Neither Kozarsky nor Akl advocates wearing surgical-style face masks to protect against infectious disease while traveling. Face masks are "unnecessary, and surely impractical," Akl says. Kozarsky adds that the person with the disease, not fellow passengers, should wear a mask to avoid spreading germs.
Nor should travelers fear the very air they breathe in the aircraft cabin. "Air handling on airplanes is quite good -- better than in most office buildings," Kozarsky says. "About 50 percent of the air on a commercial jet is fresh air from outside." The rest may be recycled, but it's filtered to remove as much as 99 percent of infectious particles, she says. Akl adds that "no evidence has been found that microbial contamination of cabin air entails a greater risk of disease transmission aboard a commercial aircraft than in any other public setting."
So what should we do?
A bit of planning can help protect you from all those lurking infections, the doctors say. Their tips:
· Start out healthy. Before you even book a flight, Kozarsky advises, "keep yourself in the best health you can. Eat well, rest, consume plenty of fluids." If you're in good health before you board a plane, you'll be less susceptible to whatever germs you may encounter onboard, she says.
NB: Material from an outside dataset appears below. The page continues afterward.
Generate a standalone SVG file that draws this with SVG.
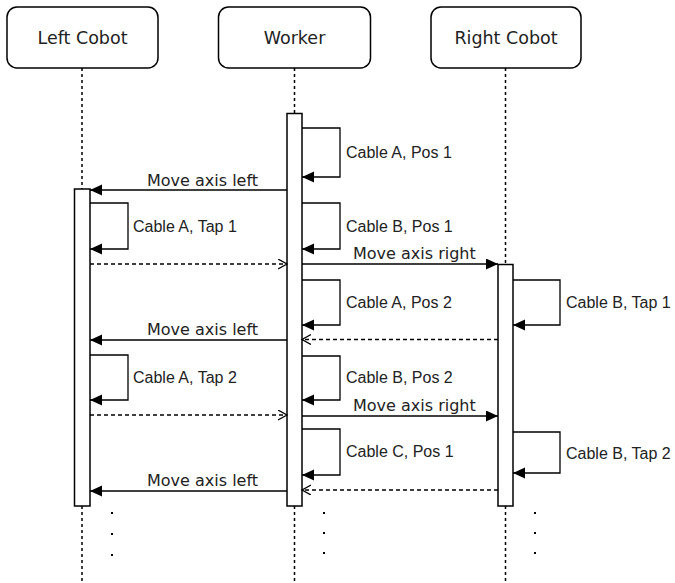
<svg xmlns="http://www.w3.org/2000/svg" width="675" height="583" viewBox="0 0 675 583">
<style>
.box{fill:#fff;stroke:#000;stroke-width:1.5}
.hdr{font-family:"DejaVu Sans",Verdana,sans-serif;font-size:17.5px;fill:#222;text-anchor:middle}
.msg{font-family:"DejaVu Sans",Verdana,sans-serif;font-size:16px;fill:#222}
.lbl{font-family:"Liberation Sans",Arial,sans-serif;font-size:16px;fill:#222}
.life{stroke:#000;stroke-width:1.5;stroke-dasharray:3 3;fill:none}
.act{fill:#fff;stroke:#000;stroke-width:1.5}
.sync{stroke:#000;stroke-width:1.3;fill:none;marker-end:url(#fa)}
.ret{stroke:#000;stroke-width:1.3;fill:none;stroke-dasharray:4 3;marker-end:url(#oa)}
.dot{fill:#000}
</style>
<defs>
<marker id="fa" markerUnits="userSpaceOnUse" markerWidth="14" markerHeight="12" refX="12" refY="5.5" orient="auto">
<path d="M0,0 L12,5.5 L0,11 z" fill="#000"/>
</marker>
<marker id="oa" markerUnits="userSpaceOnUse" markerWidth="12" markerHeight="12" refX="9" refY="5" orient="auto">
<path d="M0,0 L9,5 L0,10" fill="none" stroke="#000" stroke-width="1.3"/>
</marker>
</defs>

<g id="lifelines">
<line class="life" x1="82" y1="68" x2="82" y2="583"/>
<line class="life" x1="294.5" y1="68" x2="294.5" y2="583"/>
<line class="life" x1="505.5" y1="68" x2="505.5" y2="583"/>
</g>

<g id="left-cobot">
<rect class="box" x="7" y="7" width="151" height="61" rx="10"/>
<text class="hdr" x="82.5" y="44">Left Cobot</text>
<rect class="act" x="74.5" y="189" width="15.5" height="317"/>
</g>
<g id="worker">
<rect class="box" x="218.5" y="7" width="152" height="61" rx="10"/>
<text class="hdr" x="294.5" y="44">Worker</text>
<rect class="act" x="287" y="113.5" width="15" height="392.5"/>
</g>
<g id="right-cobot">
<rect class="box" x="431" y="7" width="150" height="61" rx="10"/>
<text class="hdr" x="506" y="44">Right Cobot</text>
<rect class="act" x="498" y="264.5" width="15" height="241.5"/>
</g>

<g id="connectors">
<!-- worker self loops -->
<path class="sync" d="M302,128 H340 V177 H302"/>
<path class="sync" d="M302,203 H340 V249 H302"/>
<path class="sync" d="M302,280 H340 V325 H302"/>
<path class="sync" d="M302,356 H340 V400 H302"/>
<path class="sync" d="M302,429 H340 V475 H302"/>
<!-- left self loops -->
<path class="sync" d="M90,203 H128 V249 H90"/>
<path class="sync" d="M90,355 H128 V400 H90"/>
<!-- right self loops -->
<path class="sync" d="M513,280 H560 V325 H513"/>
<path class="sync" d="M513,432 H560 V473 H513"/>
<!-- messages -->
<line class="sync" x1="287" y1="190" x2="90" y2="190"/>
<line class="ret" x1="90" y1="264" x2="287" y2="264"/>
<line class="sync" x1="302" y1="264" x2="498" y2="264"/>
<line class="ret" x1="498" y1="339.5" x2="302" y2="339.5"/>
<line class="sync" x1="287" y1="340" x2="90" y2="340"/>
<line class="ret" x1="90" y1="415" x2="287" y2="415"/>
<line class="sync" x1="302" y1="416" x2="498" y2="416"/>
<line class="ret" x1="498" y1="490" x2="302" y2="490"/>
<line class="sync" x1="287" y1="491" x2="90" y2="491"/>
</g>

<g id="labels">
<text class="msg" x="147" y="186">Move axis left</text>
<text class="msg" x="353" y="259">Move axis right</text>
<text class="msg" x="147" y="335">Move axis left</text>
<text class="msg" x="353" y="411">Move axis right</text>
<text class="msg" x="147" y="486">Move axis left</text>
<text class="lbl" x="346" y="158">Cable A, Pos 1</text>
<text class="lbl" x="346" y="232">Cable B, Pos 1</text>
<text class="lbl" x="346" y="308">Cable A, Pos 2</text>
<text class="lbl" x="346" y="383">Cable B, Pos 2</text>
<text class="lbl" x="346" y="457">Cable C, Pos 1</text>
<text class="lbl" x="133" y="232">Cable A, Tap 1</text>
<text class="lbl" x="133" y="383">Cable A, Tap 2</text>
<text class="lbl" x="566" y="308">Cable B, Tap 1</text>
<text class="lbl" x="566" y="459">Cable B, Tap 2</text>
</g>

<g id="ellipsis">
<rect class="dot" x="111" y="512" width="2" height="2"/>
<rect class="dot" x="111" y="533" width="2" height="2"/>
<rect class="dot" x="111" y="554" width="2" height="2"/>
<rect class="dot" x="323" y="512" width="2" height="2"/>
<rect class="dot" x="323" y="532" width="2" height="2"/>
<rect class="dot" x="323" y="552" width="2" height="2"/>
<rect class="dot" x="534" y="512" width="2" height="2"/>
<rect class="dot" x="534" y="532" width="2" height="2"/>
<rect class="dot" x="534" y="552" width="2" height="2"/>
</g>
</svg>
· Get your shots. Kozarsky notes that over the past year a number of outbreaks of "vaccine-preventable" diseases such as measles and mumps and mosquito-borne diseases such as malaria have occurred in various parts of the globe. The CDC advises travelers to visit a travel clinic or their own physician four to six weeks before departure to get vaccinated or otherwise armed (with anti-malarial medication, for instance) against any diseases prevalent in the destination locale. These might include vaccination against whatever strain of influenza is circulating in that part of the world, Kozarsky says. For a list of clinics, go to the CDC's travel-health Web site, http:/
· Be careful what you put in your mouth. Akl points out that the greatest health risk on most journeys is traveler's diarrhea, caused by a variety of bacteria and parasites transmitted via contaminated food and water. "Depending on the country of destination," Akl says, "up to 50 percent or more of visitors may contract traveler's diarrhea." The CDC site listed above includes strategies for avoiding this particular plague, including drinking only bottled water, avoiding ice cubes and shunning fresh fruit except pieces whose peels you remove just before eating. (Think bananas.)
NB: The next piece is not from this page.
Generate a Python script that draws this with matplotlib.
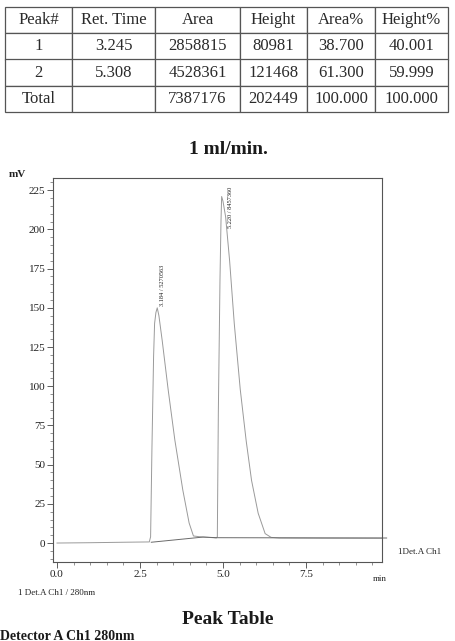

· Wash your hands. Both Kozarsky and the CDC recommend frequent and thorough hand-washing, either with soap and water or with liquid sanitizer containing at least 60 percent alcohol to kill infectious bacteria. Many disease-causing bacteria and viruses are transmitted from an infected person's hand to a common surface (such as a handrail), where they're inadvertently picked up by a well person's hand. Stick that infected hand in your nose or mouth or use it to hold your food, and you may be sick soon.
· Pack a travel health kit. A few items, including hand sanitizer, antibiotic cream and insect repellent, can help keep you healthy when you're away from your medicine chest. The CDC travel-health site offers tips on what to pack. Kozarsky suggests going to the pharmacy before leaving town to stock up on your prescription medications and any over-the-counter medicines (those for headaches and diarrhea, for instance) you rely on that might be hard to find abroad.
· Consider purchasing trip cancellation insurance. If you do get sick, at least you won't be out all that money you spent on your trip. Compare policies at companies such as InsureMyTrip.com, and read the fine print carefully.